Rule vs instance
Our data quality module includes over 80 ready-to-use rules that you can assign to columns in tables from supported connectors.
A rule is a guideline that defines what "good" or acceptable data should look like. For example, one of our predefined rules, "allowed values," checks if column values match a list you provide.
An instance refers to a rule applied to a specific column in your dataset.
You'll see these terms in the Portal: you choose a rule, assign it to a column, and then view the results for that instance.
A single column can have multiple rules, but each must be assigned separately since different parameters need to be defined for each one. You can also edit or remove rules individually.
Create instance entry points
You can create an instance in the Portal using three different methods:
- From a column:
- Search for the column you want to assign rules to.
- Go to its Data Quality tab.
- Click the Assign rule button.
- A window will open where you can select an available rule.
- From a table:
- Find the table you're interested in.
- Go to its** Data Quality** tab.
- Click the Assign rule button.
- First, you'll need to choose a column from the table. After that, you can select a rule.
- From the Data Quality section:
- Navigate to the Data Quality section in the main menu.

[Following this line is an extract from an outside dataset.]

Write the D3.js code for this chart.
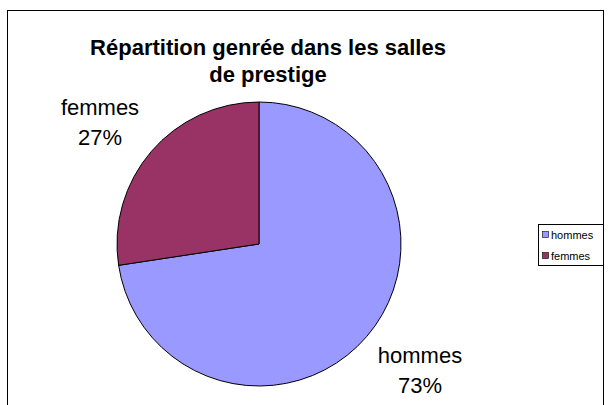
<!DOCTYPE html>
<html><head><meta charset="utf-8">
<script src="https://cdn.jsdelivr.net/npm/d3@7"></script>
<style>body{margin:0;background:#fff}svg{display:block}text{font-family:"Liberation Sans",Arial,sans-serif}</style>
</head><body><svg id="c" width="611" height="405"></svg>
<script>
const categories = ["hommes", "femmes"];
const values = [72.6, 27.4];
const colors = ["#9999FF", "#993366"];
const titleLines = ["Répartition genrée dans les salles", "de prestige"];

const svg = d3.select("#c");
svg.append("rect").attr("x",7.5).attr("y",10.5).attr("width",596).attr("height",420)
  .attr("fill","#fff").attr("stroke","#000").attr("stroke-width",1);

const title = svg.append("text").attr("text-anchor","middle").attr("font-weight","bold").attr("font-size",22);
titleLines.forEach((t,i)=>title.append("tspan").attr("x",268).attr("y",55+i*27).text(t));

const cx=259, cy=244, r=142;
const data = categories.map((c,i)=>({cat:c,value:values[i],color:colors[i]}));
const pie = d3.pie().value(d=>d.value).sort(null);
const arcs = pie(data);
const arc = d3.arc().innerRadius(0).outerRadius(r);
const g = svg.append("g").attr("transform",`translate(${cx},${cy})`);
g.selectAll("path").data(arcs).join("path").attr("d",arc)
  .attr("fill",d=>d.data.color).attr("stroke","#000").attr("stroke-width",1);

const total = d3.sum(values);
const labelPos = {hommes:[420,363], femmes:[100,115]};
data.forEach(d=>{
  const [x,y]=labelPos[d.cat];
  const t = svg.append("text").attr("text-anchor","middle").attr("font-size",22).attr("fill","#000");
  t.append("tspan").attr("x",x).attr("y",y).text(d.cat);
  t.append("tspan").attr("x",x).attr("y",y+30).text(Math.round(d.value/total*100)+"%");
});

const lg = svg.append("g");
lg.append("rect").attr("x",538.5).attr("y",224.5).attr("width",65).attr("height",41)
  .attr("fill","#fff").attr("stroke","#000").attr("stroke-width",1);
data.forEach((d,i)=>{
  const y = 231 + i*21;
  lg.append("rect").attr("x",542.5).attr("y",y+0.5).attr("width",6).attr("height",6)
    .attr("fill",d.color).attr("stroke","#000").attr("stroke-width",0.6);
  lg.append("text").attr("x",551).attr("y",y+8).attr("font-size",11).text(d.cat);
});
</script></body></html>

- Go to the Rule instances tab.
- Click the Create rule instance button.
- A popup will guide you to select a data source, table, and column before choosing a rule.
Note: Make sure your connector is supported. If it isn’t, the Data Quality tab will not appear for columns or tables.
Step 1: Select a rule
After selecting a column, you'll need to choose a rule. Each rule has:
- A name and description to explain what it checks.
- A library it belongs to. In the future, you'll be able to create your own library with custom rules.
- Applicable column types:
- All: Can be assigned to any column.
- Text: For string-type columns.
- Date: For date-type columns.
If there are any warnings, like a rule not working with an older connector version or missing native support, we'll show them here.
Step 2: Parameters and filters
Some rules need additional parameters to work, while others don’t. For example:
- "Not null": No extra parameters are needed. It simply checks if the selected column contains any null values.
- "Allowed values": Requires you to provide a list of valid values. The rule will then check if the column data matches this list.
- "Value range": Needs a minimum and maximum value to define what counts as correct. Data outside this range will be flagged.
After entering the required parameters, you’ll see an optional field called Filter. This is useful when you don’t want to check all records in an instance.
For example you might skip verifying email correctness for records created before 2015, when your company started email validation. Or, you might only want to check invoices marked as high priority.
In these cases, you can create a query to filter the records you want to include.
The filter syntax may vary depending on the connector you're using. For example:
- SQL Server: Use syntax like [priority] = 1.
- MySQL: Use syntax like `priority` = 1.
Be sure to follow the correct syntax for your connector.
At this step, you can preview the queries used to check the column's data. On the right side, there's a toggle you can enable to view two types of queries:
- Raw Rule Query: This shows the rule's definition with parameter placeholders.
- Instance Rule Query: This shows the query with the table and column names you selected, along with the parameters and filter you applied.
Step 3: Failed rows
By default, we only collect numeric statistics about your data quality. This means you'll see how many rows were tested and how many passed or failed.
In the third step of creating a rule instance, you can choose to save the failed rows to make it easier to find and fix them.
If you enable this option, we’ll save the first 1,000 failed rows. The only required field is ID column(s). This field must include columns that uniquely identify each row in the table. By default, we prefill this with the Primary Key of the selected table. If there's no Primary Key, specify one or more columns that will act as unique identifiers.
The second field is Additional columns. If you want to save other columns to help find the failed rows, you can list them here.
Lastly, you can sort the results by one or more specific columns.
Step 4: Settings
The final step in the creation process is setting up the instance. You can choose the instance's state:
- Active: The rule will run during every scheduled Data Quality check.
- Draft: The rule will be created but won’t run until it’s set to active. You can change the state at any time by editing the instance.
Severity defines how important the instance is. For example, you could schedule critical rules to run daily, and lower-severity rules to run weekly.
Instance description is useful for noting details, like when a filter is applied. This helps business users understand that the rule is checking only a specific set of data.